## DATA
• • • • •
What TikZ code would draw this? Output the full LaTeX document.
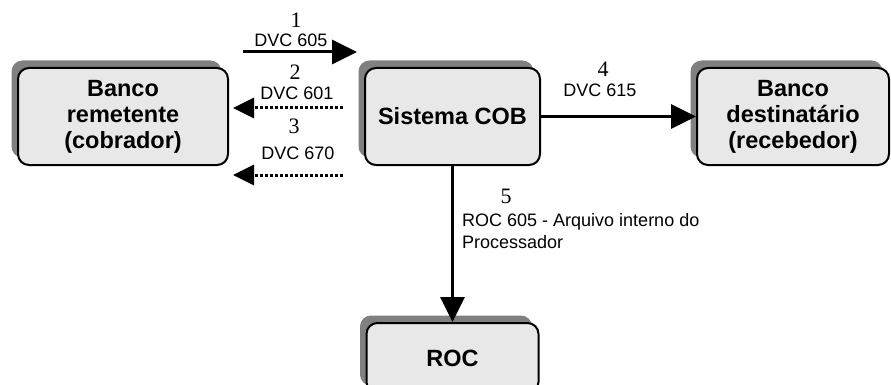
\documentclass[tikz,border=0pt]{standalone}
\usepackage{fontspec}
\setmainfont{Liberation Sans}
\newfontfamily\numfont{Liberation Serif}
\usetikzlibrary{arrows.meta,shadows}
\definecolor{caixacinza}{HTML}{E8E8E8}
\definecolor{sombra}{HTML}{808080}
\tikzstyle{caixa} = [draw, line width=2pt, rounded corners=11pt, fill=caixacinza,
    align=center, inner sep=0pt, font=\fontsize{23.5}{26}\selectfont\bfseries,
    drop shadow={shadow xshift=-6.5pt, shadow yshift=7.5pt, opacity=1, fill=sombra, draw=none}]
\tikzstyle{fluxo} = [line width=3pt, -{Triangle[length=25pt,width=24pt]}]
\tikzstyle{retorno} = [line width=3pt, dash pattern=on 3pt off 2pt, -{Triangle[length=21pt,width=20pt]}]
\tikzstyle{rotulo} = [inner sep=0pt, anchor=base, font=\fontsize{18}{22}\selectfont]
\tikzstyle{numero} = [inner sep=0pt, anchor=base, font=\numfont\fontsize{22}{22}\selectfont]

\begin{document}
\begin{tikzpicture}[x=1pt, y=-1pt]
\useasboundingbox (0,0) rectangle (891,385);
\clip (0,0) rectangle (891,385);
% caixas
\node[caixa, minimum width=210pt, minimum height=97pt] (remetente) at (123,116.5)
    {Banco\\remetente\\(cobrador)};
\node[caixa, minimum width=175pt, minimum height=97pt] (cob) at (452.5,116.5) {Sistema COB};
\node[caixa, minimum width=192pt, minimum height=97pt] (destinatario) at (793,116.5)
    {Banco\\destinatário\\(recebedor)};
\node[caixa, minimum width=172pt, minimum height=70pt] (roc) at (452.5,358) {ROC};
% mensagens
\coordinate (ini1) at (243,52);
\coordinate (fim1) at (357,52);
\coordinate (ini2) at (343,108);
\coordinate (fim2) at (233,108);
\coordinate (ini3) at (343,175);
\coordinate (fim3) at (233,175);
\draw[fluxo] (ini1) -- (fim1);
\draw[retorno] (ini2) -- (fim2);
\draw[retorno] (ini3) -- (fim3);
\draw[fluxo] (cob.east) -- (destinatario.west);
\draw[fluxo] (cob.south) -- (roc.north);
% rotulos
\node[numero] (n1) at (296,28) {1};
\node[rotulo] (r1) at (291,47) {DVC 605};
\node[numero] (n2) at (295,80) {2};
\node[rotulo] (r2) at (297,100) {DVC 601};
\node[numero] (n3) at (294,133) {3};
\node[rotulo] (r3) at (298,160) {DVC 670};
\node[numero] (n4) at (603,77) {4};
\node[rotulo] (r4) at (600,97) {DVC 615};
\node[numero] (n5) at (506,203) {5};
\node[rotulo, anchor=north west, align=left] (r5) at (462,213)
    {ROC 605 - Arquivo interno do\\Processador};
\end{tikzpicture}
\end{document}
• • • • •
## GOAL
Exclude the pictures. Write out the remaining data exactly.

## RESULT OF THIS TASK
What TikZ code would draw this? Output the full LaTeX document.
\documentclass[tikz,border=0pt]{standalone}
\usepackage{fontspec}
\setmainfont{Liberation Sans}
\newfontfamily\numfont{Liberation Serif}
\usetikzlibrary{arrows.meta,shadows}
\definecolor{caixacinza}{HTML}{E8E8E8}
\definecolor{sombra}{HTML}{808080}
\tikzstyle{caixa} = [draw, line width=2pt, rounded corners=11pt, fill=caixacinza,
    align=center, inner sep=0pt, font=\fontsize{23.5}{26}\selectfont\bfseries,
    drop shadow={shadow xshift=-6.5pt, shadow yshift=7.5pt, opacity=1, fill=sombra, draw=none}]
\tikzstyle{fluxo} = [line width=3pt, -{Triangle[length=25pt,width=24pt]}]
\tikzstyle{retorno} = [line width=3pt, dash pattern=on 3pt off 2pt, -{Triangle[length=21pt,width=20pt]}]
\tikzstyle{rotulo} = [inner sep=0pt, anchor=base, font=\fontsize{18}{22}\selectfont]
\tikzstyle{numero} = [inner sep=0pt, anchor=base, font=\numfont\fontsize{22}{22}\selectfont]

\begin{document}
\begin{tikzpicture}[x=1pt, y=-1pt]
\useasboundingbox (0,0) rectangle (891,385);
\clip (0,0) rectangle (891,385);
% caixas
\node[caixa, minimum width=210pt, minimum height=97pt] (remetente) at (123,116.5)
    {Banco\\remetente\\(cobrador)};
\node[caixa, minimum width=175pt, minimum height=97pt] (cob) at (452.5,116.5) {Sistema COB};
\node[caixa, minimum width=192pt, minimum height=97pt] (destinatario) at (793,116.5)
    {Banco\\destinatário\\(recebedor)};
\node[caixa, minimum width=172pt, minimum height=70pt] (roc) at (452.5,358) {ROC};
% mensagens
\coordinate (ini1) at (243,52);
\coordinate (fim1) at (357,52);
\coordinate (ini2) at (343,108);
\coordinate (fim2) at (233,108);
\coordinate (ini3) at (343,175);
\coordinate (fim3) at (233,175);
\draw[fluxo] (ini1) -- (fim1);
\draw[retorno] (ini2) -- (fim2);
\draw[retorno] (ini3) -- (fim3);
\draw[fluxo] (cob.east) -- (destinatario.west);
\draw[fluxo] (cob.south) -- (roc.north);
% rotulos
\node[numero] (n1) at (296,28) {1};
\node[rotulo] (r1) at (291,47) {DVC 605};
\node[numero] (n2) at (295,80) {2};
\node[rotulo] (r2) at (297,100) {DVC 601};
\node[numero] (n3) at (294,133) {3};
\node[rotulo] (r3) at (298,160) {DVC 670};
\node[numero] (n4) at (603,77) {4};
\node[rotulo] (r4) at (600,97) {DVC 615};
\node[numero] (n5) at (506,203) {5};
\node[rotulo, anchor=north west, align=left] (r5) at (462,213)
    {ROC 605 - Arquivo interno do\\Processador};
\end{tikzpicture}
\end{document}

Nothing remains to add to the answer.